Abigail Alcott writes to her brother Samuel May:

  Have you seen his [A. Bronson Alcott’s] “Forrester” in the Atlantic—He thought Thoreau should have one word of wise appreciation before he left for parts unknown—Mr T. fails rapidly—he smiled as Mr Emerson read the “Forrester” to him and said “the Blue birds and Robbins are charming my solitary room bringing their music to my dulled senses—but this, brings light and love, almost renews my life.”
(Concord Saunterer, vol. 14, no. 3 (Fall 1979):3)
4 August 1838. Concord, Mass.

Thoreau writes in his journal:

  Whatever of past or present wisdom has published itself to the world, is palpable falsehood till it come and utter itself by In side (Journal, 1:52).
4 August 1840. Concord, Mass.

Ralph Waldo Emerson writes to Margaret Fuller:

  Thoreau was in my house this eve. & when I repeated to him some of your criticisms on his lines, he boggled at Nature “relumes,” and prefers his own honest “doth have,” which I told him should be restored. Othello’s melodious verses “that can thy light relume,” make that word sacred always in my ear. But our tough Yankee must have his tough verse, so I beg you will replace it. You need not print it, if you have anything better. He has left me with a piece of prose for you, which I will send now or presently. I am to read it first.
(The Letters of Ralph Waldo Emerson, 2:322)
4 August 1841. Concord, Mass.

Thoreau writes in his journal:

  Nawshawtuct.—Far in the east I read Nature’s Corn Law Rhymes. Here, in sight of Wachusett and these rivers and woods, my mind goes singing to itself of other themes than taxation (Journal, 1:265-266).
4 August 1851. Concord, Mass.

Thoreau writes in his journal:

  As my eye rested on the blossom of the meadowsweet in a hedge, I heard the note of an autumnal cricket, and was penetrated with the sense of autumn. Was it sound ? or was it form? or was it scent ? or was it flavor? It is now the royal month of August. When I hear this sound, I am as dry as the rye which is everywhere cut and housed, though I am drunk with the season’s wine.
(Journal, 2:370)
4 August 1852. Concord, Mass.

Thoreau writes in his journal:

  To Walden by poorhouse road.

  Have had a gentle rain, and now with a lowering sky, but still I hear the cricket. He seems to chirp from a new depth toward autumn, new lieferungs of the fall. The singular thought-inducing stillness after a gentle rain like this. It has allayed all excitement. I hear the singular watery twitter of the goldfinch, ter tweeter e et or e ee, as it ricochets over, he and his russet (?) female . . .
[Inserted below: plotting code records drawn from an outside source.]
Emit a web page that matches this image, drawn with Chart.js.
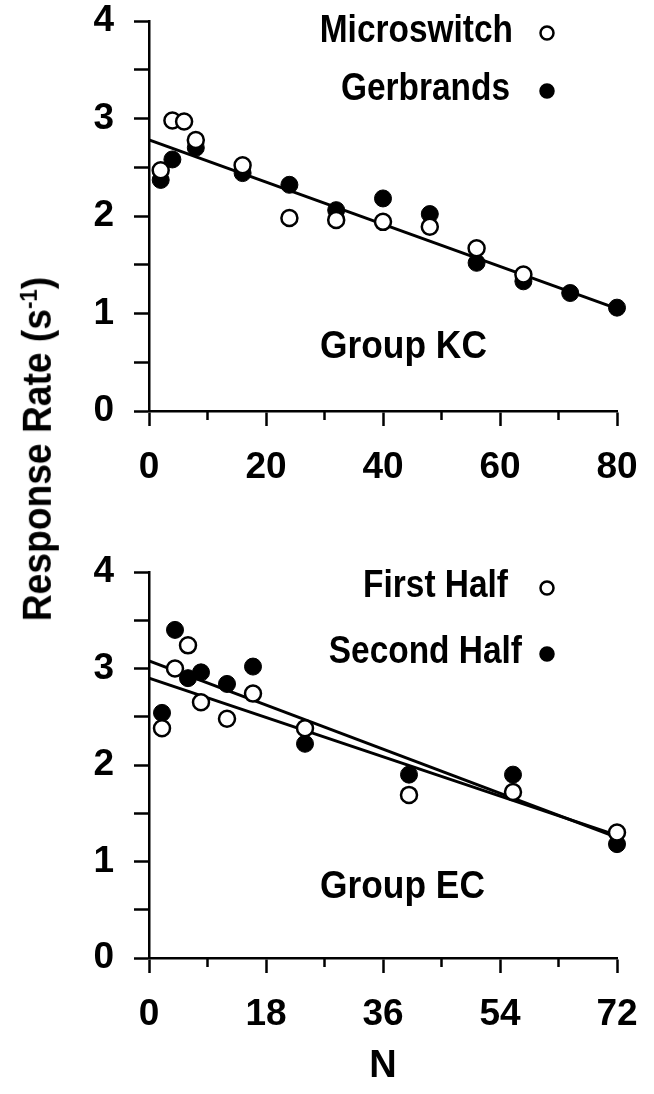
<!DOCTYPE html>
<html>
<head>
<meta charset="utf-8">
<script src="https://cdn.jsdelivr.net/npm/chart.js@4.4.1/dist/chart.umd.min.js"></script>
<style>
  body { margin: 0; background: #fff; }
  #wrap { position: relative; width: 654px; height: 1094px; overflow: hidden; }
  canvas { position: absolute; left: 0; }
  #kc { top: 0; }
  #ec { top: 520px; }
  #ytitle {
    position: absolute; left: 37px; top: 449px;
    transform: translate(-50%, -50%) rotate(-90deg) scaleX(0.93);
    font: bold 40px "Liberation Sans", Arial, sans-serif;
    line-height: 1; white-space: nowrap; color: #000;
  }
  #ytitle sup { font-size: 0.6em; }
</style>
</head>
<body>
<div id="wrap">
  <canvas id="kc" width="654" height="520"></canvas>
  <canvas id="ec" width="654" height="574"></canvas>
  <div id="ytitle">Response Rate (s<sup>-1</sup>)</div>
</div>
<script>
// Group KC
const kcMicroN = [2, 4, 6, 8, 16, 24, 32, 40, 48, 56, 64];
const kcMicroRate = [2.47, 2.98, 2.97, 2.78, 2.52, 1.98, 1.96, 1.94, 1.89, 1.67, 1.40];
const kcGerbN = [2, 4, 8, 16, 24, 32, 40, 48, 56, 64, 72, 80];
const kcGerbRate = [2.37, 2.58, 2.70, 2.44, 2.32, 2.06, 2.18, 2.02, 1.52, 1.33, 1.21, 1.06];
const kcFitN = [0, 80];
const kcFitRate = [2.78, 1.05];

// Group EC
const ecFirstN = [2, 4, 6, 8, 12, 16, 24, 40, 56, 72];
const ecFirstRate = [2.38, 3.00, 3.24, 2.65, 2.48, 2.74, 2.38, 1.69, 1.72, 1.30];
const ecSecondN = [2, 4, 6, 8, 12, 16, 24, 40, 56, 72];
const ecSecondRate = [2.54, 3.40, 2.90, 2.96, 2.84, 3.02, 2.22, 1.90, 1.90, 1.18];
const ecFitN = [0, 72];
const ecFitFirst = [2.90, 1.27];
const ecFitSecond = [3.08, 1.25];

const kcXTicks = [0, 20, 40, 60, 80];
const ecXTicks = [0, 18, 36, 54, 72];
const yTicks = [0, 1, 2, 3, 4];

const FONT = '"Liberation Sans", Arial, sans-serif';

const pts = (xs, ys) => xs.map((x, i) => ({ x: x, y: ys[i] }));

function squeezedText(ctx, text, x, y, align, squeeze) {
    ctx.save();
    ctx.translate(x, y);
    ctx.scale(squeeze, 1);
    ctx.font = 'bold 38px ' + FONT;
    ctx.fillStyle = '#000';
    ctx.textAlign = align;
    ctx.textBaseline = 'middle';
    ctx.fillText(text, 0, 0);
    ctx.restore();
}

// short ticks half way between the labelled ones
const minorTicks = {
    id: 'minorTicks',
    afterDraw(chart, args, opts) {
        const xs = chart.scales.x;
        const ctx = chart.ctx;
        ctx.save();
        ctx.strokeStyle = '#000';
        ctx.lineWidth = 2.5;
        for (let v = opts.step / 2; v < xs.max; v += opts.step) {
            const px = xs.getPixelForValue(v);
            ctx.beginPath();
            ctx.moveTo(px, xs.top);
            ctx.lineTo(px, xs.top + opts.length);
            ctx.stroke();
        }
        ctx.restore();
    }
};

// group name + legend with the marker on the right of the text
const labels = {
    id: 'labels',
    afterDraw(chart, args, opts) {
        const ctx = chart.ctx;
        const a = chart.chartArea;
        const xs = chart.scales.x, ys = chart.scales.y;
        squeezedText(ctx, opts.group, xs.getPixelForValue(opts.groupAt[0]), ys.getPixelForValue(opts.groupAt[1]), 'center', 0.93);

        opts.items.forEach((idx, row) => {
            const ds = chart.data.datasets[idx];
            const y = a.top + opts.rowTop + row * opts.rowGap;
            squeezedText(ctx, ds.label, a.left + opts.textRight[row], y, 'right', 0.88);
            ctx.save();
            ctx.beginPath();
            ctx.arc(a.left + opts.markerX, y + 1, opts.markerR, 0, Math.PI * 2);
            ctx.fillStyle = ds.backgroundColor;
            ctx.fill();
            ctx.lineWidth = 2.5;
            ctx.strokeStyle = '#000';
            ctx.stroke();
            ctx.restore();
        });
    }
};

function axisOpts(min, max, step, ticks, extra) {
    return Object.assign({
        type: 'linear',
        min: min,
        max: max,
        border: { display: true, color: '#000', width: 2.5 },
        grid: { display: true, drawOnChartArea: false, drawTicks: true, tickLength: 15, tickColor: '#000', tickWidth: 2.5 },
        ticks: {
            stepSize: step,
            padding: 20,
            color: '#000',
            font: { family: FONT, size: 37, weight: 'bold' },
            callback: v => ticks.includes(v) ? String(v) : ''
        }
    }, extra);
}

function makeChart(id, cfg) {
    return new Chart(document.getElementById(id), {
        type: 'scatter',
        data: {
            datasets: [
                {
                    label: cfg.openLabel, data: cfg.open, order: 0, clip: false,
                    pointRadius: 8, pointHoverRadius: 8, borderWidth: 2.5,
                    backgroundColor: '#fff', borderColor: '#000'
                },
                {
                    label: cfg.fillLabel, data: cfg.filled, order: 1, clip: false,
                    pointRadius: 8.5, pointHoverRadius: 8.5, borderWidth: 1,
                    backgroundColor: '#000', borderColor: '#000'
                }
            ].concat(cfg.fits.map(f => ({
                label: 'fit', data: f, order: 2, showLine: true, clip: false,
                pointRadius: 0, borderWidth: 3, borderColor: '#000'
            })))
        },
        options: {
            responsive: false,
            animation: false,
            events: [],
            layout: { padding: { top: cfg.top, right: 37, bottom: 0, left: 0 } },
            plugins: {
                legend: { display: false },
                tooltip: { enabled: false },
                minorTicks: { step: cfg.xStep, length: 9 },
                labels: {
                    group: cfg.group, groupAt: cfg.groupAt, items: [0, 1],
                    textRight: cfg.textRight, markerX: 398, markerR: 6.5, rowTop: cfg.rowTop, rowGap: cfg.rowGap
                }
            },
            scales: {
                x: axisOpts(0, cfg.xMax, cfg.xStep, cfg.xTicks, {
                    afterFit: s => { s.height = cfg.xHeight; s.paddingLeft = 0; s.paddingRight = 0; },
                    title: cfg.xTitle
                }),
                y: axisOpts(0, 4, 0.5, yTicks, {
                    afterFit: s => { s.width = 149; s.paddingTop = 0; s.paddingBottom = 0; }
                })
            }
        },
        plugins: [minorTicks, labels]
    });
}

makeChart('kc', {
    openLabel: 'Microswitch', fillLabel: 'Gerbrands',
    open: pts(kcMicroN, kcMicroRate),
    filled: pts(kcGerbN, kcGerbRate),
    fits: [pts(kcFitN, kcFitRate)],
    xMax: 80, xStep: 20, xTicks: kcXTicks,
    top: 21, xHeight: 109,
    group: 'Group KC', groupAt: [43.5, 0.65],
    rowTop: 11, rowGap: 58, textRight: [364, 361],
    xTitle: { display: false }
});

makeChart('ec', {
    openLabel: 'First Half', fillLabel: 'Second Half',
    open: pts(ecFirstN, ecFirstRate),
    filled: pts(ecSecondN, ecSecondRate),
    fits: [pts(ecFitN, ecFitFirst), pts(ecFitN, ecFitSecond)],
    xMax: 72, xStep: 18, xTicks: ecXTicks,
    top: 52, xHeight: 136,
    group: 'Group EC', groupAt: [39, 0.73],
    rowTop: 15, rowGap: 66, textRight: [359, 373],
    xTitle: {
        display: true, text: 'N', color: '#000',
        font: { family: FONT, size: 38, weight: 'bold', lineHeight: 1.2 },
        padding: { top: 0, bottom: 5 }
    }
});
</script>
</body>
</html>
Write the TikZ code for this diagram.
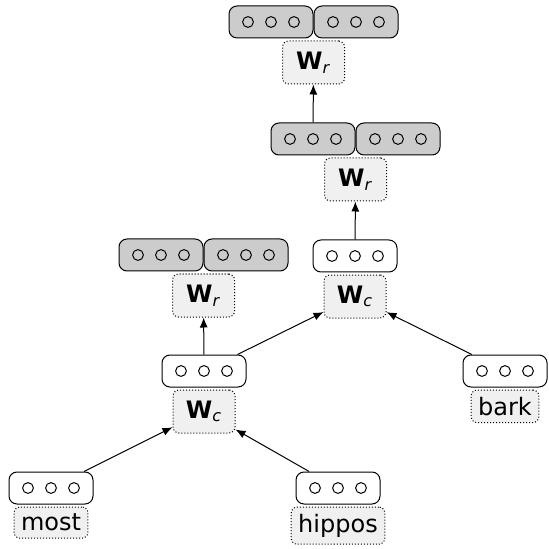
\documentclass[tikz,border=0pt]{standalone}
\usepackage{fontspec}
\setmainfont{DejaVu Sans}
\usetikzlibrary{positioning,arrows.meta}

\tikzset{
  vec/.style={draw, rounded corners=4pt, minimum width=42pt, minimum height=16pt, inner sep=0pt},
  gvec/.style={vec, fill=gray!40},
  op/.style={draw, densely dotted, rounded corners=3pt, fill=gray!12, inner xsep=3.5pt, inner ysep=3.5pt},
  wop/.style={op, minimum width=31pt, minimum height=21.5pt},
  conn/.style={-{Latex[length=5pt,width=4pt]}},
}

% three units inside a vector box
\newcommand\vecunits[1]{%
  \foreach \dx in {-11.5,0,11.5}
    \draw ([xshift=\dx pt]#1.center) circle (2.7pt);}

\begin{document}
\begin{tikzpicture}[x=0.5pt, y=-0.5pt, line width=0.5pt, font=\fontsize{12}{14}\selectfont]
  \useasboundingbox (0,0) rectangle (548,549);

  % Leaves
  \node[vec] (most) at (51,488) {};
  \node[op, below=1pt of most] (mostw) {most};
  \node[vec] (hippos) at (338,488) {};
  \node[op, below=1pt of hippos] (hipposw) {hippos};
  \node[vec] (bark) at (505,371) {};
  \node[op, below=1pt of bark] (barkw) {bark};

  % Composed vectors
  \node[vec] (c1) at (204,371) {};
  \node[wop, below=1pt of c1] (wc1) {\textbf{W}\textsubscript{\textit{c}}};
  \node[vec] (c2) at (355,256) {};
  \node[wop, below=1pt of c2] (wc2) {\textbf{W}\textsubscript{\textit{c}}};

  % Reconstructed pairs
  \node[gvec] (r1a) at (161,255) {};
  \node[gvec, right=0pt of r1a] (r1b) {};
  \node[wop, below=1pt of r1a.south east] (wr1) {\textbf{W}\textsubscript{\textit{r}}};

  \node[gvec] (r2a) at (313,139) {};
  \node[gvec, right=0pt of r2a] (r2b) {};
  \node[wop, below=1pt of r2a.south east] (wr2) {\textbf{W}\textsubscript{\textit{r}}};

  \node[gvec] (r3a) at (271,22) {};
  \node[gvec, right=0pt of r3a] (r3b) {};
  \node[wop, below=1pt of r3a.south east] (wr3) {\textbf{W}\textsubscript{\textit{r}}};

  % Units
  \foreach \v in {most,hippos,bark,c1,c2,r1a,r1b,r2a,r2b,r3a,r3b}
    {\vecunits{\v}}

  % Connections
  \draw[conn] (most) -- (wc1);
  \draw[conn] (hippos) -- (wc1);
  \draw[conn] (c1) -- (wr1);
  \draw[conn] (c1) -- (wc2);
  \draw[conn] (bark) -- (wc2);
  \draw[conn] (c2) -- (wr2);
  \draw[conn] (r2a) -- (wr3);
\end{tikzpicture}
\end{document}
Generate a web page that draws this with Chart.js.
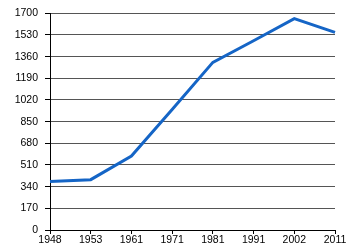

  A pleasant time to behold a small lake in the woods is in the intervals of a gentle rain-storm at this season, when the air and water are perfectly still, but the sky still overcast; first, because the lake is very smooth at such a time, second, as the atmosphere is so shallow and contracted, being low-roofed with clouds, the lake as a lower heaven is much larger in proportion to it. With its glassy reflecting surface, it is somewhat more heavenly and more full of light than the regions of the air above it . . .

(Journal, 4:278-280)
4 August 1853. Concord, Mass.

Thoreau writes in his journal:

  Symphytum officinale still in bloom in front of C. Stow’s, over the fence . . . (Journal, 5:353).
4 August 1854. Concord, Mass.

Thoreau writes in his journal:

  P.M.—Via Turnpike to Smith’s Hill.

  A still, cloudy day with from time to time a gentle August rain. Rain and mist contract our horizon and we notice near and small objects. The weeds—fleabane, etc.—begin to stand high in the potato-fields, overtopping the potatoes. This hardhack interests me with its bedewed pyramid . . .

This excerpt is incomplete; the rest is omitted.